> Extracted records:
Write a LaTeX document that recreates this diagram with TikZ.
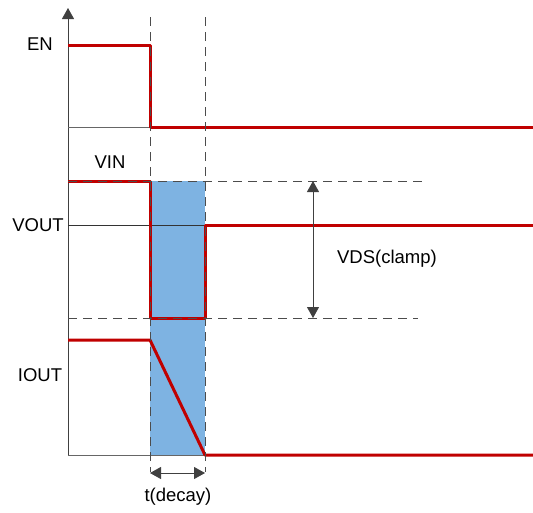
\documentclass[tikz,border=0pt]{standalone}
\usepackage{fontspec}
\setmainfont{Liberation Sans}
\usetikzlibrary{arrows.meta}
\definecolor{sigred}{RGB}{192,0,0}
\definecolor{decayblue}{RGB}{126,179,226}
\begin{document}
\begin{tikzpicture}[x=1pt, y=-1pt, font=\fontsize{18.5}{22}\selectfont, line join=round,
	>={Triangle[length=11pt, width=12pt]},
	signal/.style={draw=sigred, line width=3pt},
	guide/.style={draw=black!70, dash pattern=on 9pt off 6pt, line width=0.9pt},
	base/.style={draw=black!60, line width=0.8pt},
	dim/.style={draw=black!75, line width=0.9pt, <->}]
	\useasboundingbox (0,0) rectangle (533,512);
	% Vùng suy giảm
	\fill[decayblue] (150,181) rectangle (205,455);
	% Trục tung
	\draw[base, draw=black!75, ->] (68,455) -- (68,8);
	% Các đường nền
	\draw[base] (68,127) -- (533,127);
	\draw[base, draw=black!80] (68,225) -- (533,225);
	\draw[base] (68,455) -- (533,455);
	% Tín hiệu EN
	\draw[signal] (68,45) -- (150,45) -- (150,127) -- (533,127);
	% Tín hiệu VIN và VOUT
	\draw[signal] (68,181) -- (150,181) -- (150,318) -- (205,318) -- (205,225) -- (533,225);
	% Tín hiệu IOUT
	\draw[signal] (68,340) -- (150,340) -- (205,455) -- (533,455);
	% Các đường gióng nét đứt
	\draw[guide] (150,17) -- (150,472);
	\draw[guide] (205,17) -- (205,472);
	\draw[guide] (68,181) -- (425,181);
	\draw[guide] (68,318) -- (418,318);
	% Các mũi tên kích thước
	\coordinate (Da) at (150,473);
	\coordinate (Db) at (205,473);
	\draw[dim] (Da) -- (Db);
	\coordinate (Va) at (313,181);
	\coordinate (Vb) at (313,318);
	\draw[dim] (Va) -- (Vb);
	% Nhãn
	\node (en) at (40,44) {EN};
	\node (vin) at (110,162) {VIN};
	\node (vout) at (38,225) {VOUT};
	\node (iout) at (40,375) {IOUT};
	\node (vds) at (387,259) {VDS(clamp)};
	\node (td) at (178,497) {t(decay)};
\end{tikzpicture}
\end{document}
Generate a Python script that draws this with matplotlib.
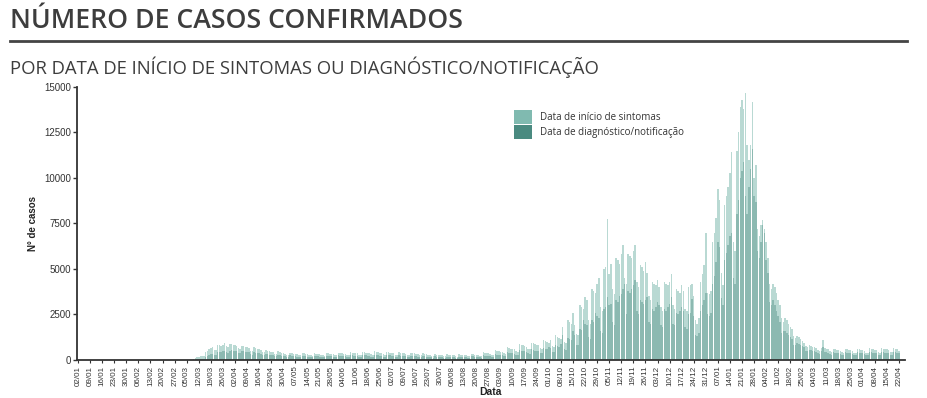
import matplotlib.pyplot as plt
import matplotlib.dates as mdates
from matplotlib.patches import Patch
import pandas as pd

plt.rcParams['font.family'] = ['Liberation Sans', 'DejaVu Sans']

# daily values from 02/03/2020, one row per week (Mon..Sun)
sintomas = [
    2, 4, 6, 10, 14, 20, 25,
    60, 95, 140, 180, 230, 210, 240,
    430, 520, 590, 640, 690, 560, 540,
    800, 830, 790, 840, 910, 760, 720,
    880, 860, 820, 800, 780, 640, 610,
    790, 760, 720, 700, 660, 520, 480,
    700, 660, 610, 580, 540, 440, 420,
    560, 520, 480, 460, 430, 350, 330,
    470, 440, 400, 380, 350, 290, 280,
    410, 380, 350, 330, 320, 260, 250,
    380, 360, 340, 320, 300, 250, 240,
    370, 350, 330, 320, 300, 250, 240,
    390, 360, 350, 330, 320, 260, 250,
    410, 390, 370, 350, 340, 280, 270,
    440, 410, 390, 370, 360, 300, 280,
    460, 430, 410, 390, 380, 310, 290,
    470, 440, 420, 400, 390, 320, 300,
    450, 420, 400, 390, 370, 300, 290,
    430, 400, 380, 360, 350, 290, 270,
    400, 380, 360, 340, 320, 260, 250,
    360, 330, 310, 300, 280, 230, 220,
    330, 300, 290, 270, 260, 210, 200,
    310, 290, 270, 260, 250, 200, 190,
    320, 290, 280, 260, 250, 210, 200,
    350, 320, 300, 290, 280, 230, 220,
    430, 400, 380, 360, 350, 290, 280,
    540, 500, 470, 450, 430, 360, 340,
    720, 670, 630, 600, 580, 480, 450,
    900, 850, 800, 780, 740, 600, 580,
    960, 910, 870, 840, 800, 650, 620,
    1080, 1020, 980, 950, 1100, 760, 720,
    1350, 1280, 1220, 1180, 1800, 980, 930,
    2200, 2100, 2000, 2580, 1900, 1450, 1350,
    3000, 2900, 2800, 3450, 3300, 2200, 2000,
    3900, 3800, 3700, 4200, 4500, 2900, 2700,
    5000, 5100, 7740, 4700, 5300, 3900, 3600,
    5600, 5500, 5300, 5800, 6300, 4500, 4200,
    5800, 5700, 5600, 6000, 6300, 4300, 4000,
    5200, 5100, 4900, 5400, 4800, 3500, 3300,
    4300, 4200, 4100, 4400, 4000, 2900, 2700,
    4300, 4200, 4100, 4300, 4750, 3000, 2800,
    3900, 3800, 3700, 4100, 3800, 2800, 2700,
    4000, 4100, 4200, 3500, 2200, 2000, 2300,
    4300, 4700, 5200, 7000, 3700, 3600, 3800,
    6500, 7000, 7800, 9400, 8800, 4800, 4100,
    8500, 9000, 9500, 10300, 11400, 6500, 6000,
    11500, 12500, 13900, 14300, 13800, 14650, 11800,
    11000, 11800, 14150, 10000, 10700, 7200, 6800,
    7400, 7700, 7200, 6500, 5600, 4200, 3900,
    4200, 4000, 3700, 3300, 3000, 2300, 2100,
    2300, 2200, 2000, 1800, 1700, 1300, 1200,
    1300, 1250, 1150, 1050, 950, 750, 700,
    800, 760, 720, 700, 680, 540, 520,
    680, 1100, 640, 600, 580, 470, 450,
    620, 600, 560, 540, 520, 420, 400,
    600, 580, 550, 530, 510, 410, 400,
    620, 600, 560, 540, 500, 400, 380,
    640, 620, 590, 560, 540, 430, 410,
    650, 620, 600, 580, 550, 440, 420,
    640, 610, 580, 520,
]

notificacao = [
    0, 2, 3, 5, 8, 10, 12,
    20, 30, 40, 60, 80, 70, 80,
    180, 230, 280, 320, 350, 300, 280,
    420, 450, 440, 470, 500, 420, 400,
    520, 540, 520, 500, 480, 380, 360,
    500, 480, 450, 440, 420, 330, 300,
    430, 410, 380, 360, 340, 270, 250,
    340, 320, 300, 280, 260, 210, 200,
    280, 260, 240, 230, 210, 180, 170,
    250, 230, 210, 200, 190, 160, 150,
    230, 220, 200, 190, 180, 150, 140,
    220, 210, 200, 190, 180, 150, 140,
    230, 220, 210, 200, 190, 160, 150,
    250, 240, 220, 210, 200, 170, 160,
    270, 250, 240, 220, 210, 180, 170,
    280, 260, 250, 240, 230, 190, 180,
    290, 270, 260, 240, 230, 190, 180,
    280, 260, 250, 240, 220, 180, 170,
    260, 240, 230, 220, 210, 170, 160,
    240, 230, 220, 210, 190, 160, 150,
    220, 200, 190, 180, 170, 140, 130,
    200, 190, 180, 170, 160, 130, 120,
    190, 180, 170, 160, 150, 120, 110,
    190, 180, 170, 160, 150, 130, 120,
    210, 200, 190, 180, 170, 140, 130,
    260, 240, 230, 220, 210, 170, 160,
    330, 300, 290, 270, 260, 220, 200,
    430, 400, 380, 360, 350, 290, 270,
    540, 510, 480, 470, 450, 360, 350,
    580, 550, 520, 500, 480, 390, 370,
    650, 620, 600, 700, 680, 460, 430,
    800, 760, 740, 900, 1400, 600, 560,
    1200, 1150, 1100, 1600, 1400, 850, 800,
    1700, 1650, 2200, 2000, 1900, 1250, 1150,
    2200, 2100, 2600, 2400, 2300, 1600, 1500,
    2800, 2900, 3450, 3000, 3100, 2100, 1900,
    3300, 3200, 3500, 3600, 3900, 4200, 2500,
    3800, 3700, 3900, 4100, 4400, 2700, 2500,
    3300, 3200, 3100, 3300, 3450, 2100, 2000,
    2800, 2700, 2900, 3200, 3000, 1900, 1800,
    2800, 2700, 2900, 3100, 3450, 2000, 1900,
    2600, 2500, 2700, 2900, 2700, 1800, 1700,
    2500, 2600, 3350, 2400, 1400, 1300, 1500,
    2700, 3000, 3300, 3700, 2500, 2400, 2600,
    4200, 4600, 5400, 6500, 6200, 3400, 3000,
    5500, 5900, 6300, 6800, 7000, 4500, 4200,
    8000, 8800, 10000, 10400, 10900, 9000, 8000,
    9500, 10500, 11600, 9000, 8700, 6000, 5600,
    6500, 7400, 7000, 5500, 4800, 3200, 3000,
    3300, 3000, 2700, 2400, 2100, 1500, 1600,
    1600, 1500, 1400, 1250, 1150, 850, 800,
    950, 900, 850, 780, 700, 520, 480,
    560, 530, 500, 480, 460, 360, 340,
    480, 700, 440, 420, 400, 320, 300,
    430, 410, 380, 370, 350, 280, 270,
    420, 400, 380, 360, 350, 280, 270,
    430, 410, 380, 370, 340, 270, 260,
    450, 430, 400, 380, 370, 290, 280,
    460, 430, 410, 400, 380, 300, 290,
    450, 420, 400, 360,
]

dias = pd.date_range('2020-03-02', periods=len(sintomas), freq='D')
semanas = pd.date_range('2020-01-02', '2021-04-22', freq='7D')

cor_sint = '#80bab0'
cor_diag = '#4a8a80'

fig = plt.figure(figsize=(9.28, 3.98), dpi=100)

fig.text(0.011, 0.948, 'NÚMERO DE CASOS CONFIRMADOS', family='Open Sans',
         fontweight='semibold', fontsize=19.2, color='#3d3d3d', va='center', ha='left')
fig.add_artist(plt.Line2D([0.011, 0.977], [0.897, 0.897], color='#444444', lw=2))
fig.text(0.011, 0.83, 'POR DATA DE INÍCIO DE SINTOMAS OU DIAGNÓSTICO/NOTIFICAÇÃO',
         family='Open Sans', fontsize=13.3, color='#3d3d3d', va='center', ha='left')

ax = fig.add_axes([0.083, 0.0955, 0.892, 0.686])
x = mdates.date2num(dias)
ax.bar(x, sintomas, width=0.85, color=cor_sint, alpha=0.55, linewidth=0)
ax.bar(x, notificacao, width=0.85, color=cor_diag, alpha=0.4, linewidth=0)

x0 = mdates.date2num(pd.Timestamp('2020-01-02'))
ax.set_xlim(x0 - 0.6, x0 + 479.4)
ax.set_ylim(0, 15000)
ax.set_yticks(range(0, 15001, 2500))
ax.set_xticks(mdates.date2num(semanas))
ax.set_xticklabels([d.strftime('%d/%m') for d in semanas], rotation=90, fontsize=5.8)
ax.tick_params(axis='y', labelsize=7, length=3, width=1, colors='#333333', pad=1.5)
ax.tick_params(axis='x', length=2.5, width=0.8, colors='#333333', pad=1.5)

for s in ['top', 'right']:
    ax.spines[s].set_visible(False)
for s in ['left', 'bottom']:
    ax.spines[s].set_color('#333333')
    ax.spines[s].set_linewidth(1.3)

ax.set_xlabel('Data', fontsize=7.5, fontweight='bold', labelpad=1, color='#222222')
ax.set_ylabel('N° de casos', fontsize=7, fontweight='bold', labelpad=4, color='#222222')

handles = [Patch(facecolor=cor_sint, label='Data de início de sintomas'),
           Patch(facecolor=cor_diag, label='Data de diagnóstico/notificação')]
ax.legend(handles=handles, loc='upper left', bbox_to_anchor=(0.523, 0.93),
          frameon=False, handlelength=1.9, handleheight=1.9,
          labelspacing=0.05, handletextpad=0.8, borderaxespad=0,
          labelcolor='#333333', prop={'family': 'Open Sans', 'size': 7})

fig.savefig('out.png', dpi=100)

> Brief:
Print exactly the lines from the line containing "Generate a Python" through the line containing "plt.rcParams['font.family'] = ['Liberation", and omit any picture found among them.

> Response:
Generate a Python script that draws this with matplotlib.
import matplotlib.pyplot as plt
import matplotlib.dates as mdates
from matplotlib.patches import Patch
import pandas as pd

plt.rcParams['font.family'] = ['Liberation Sans', 'DejaVu Sans']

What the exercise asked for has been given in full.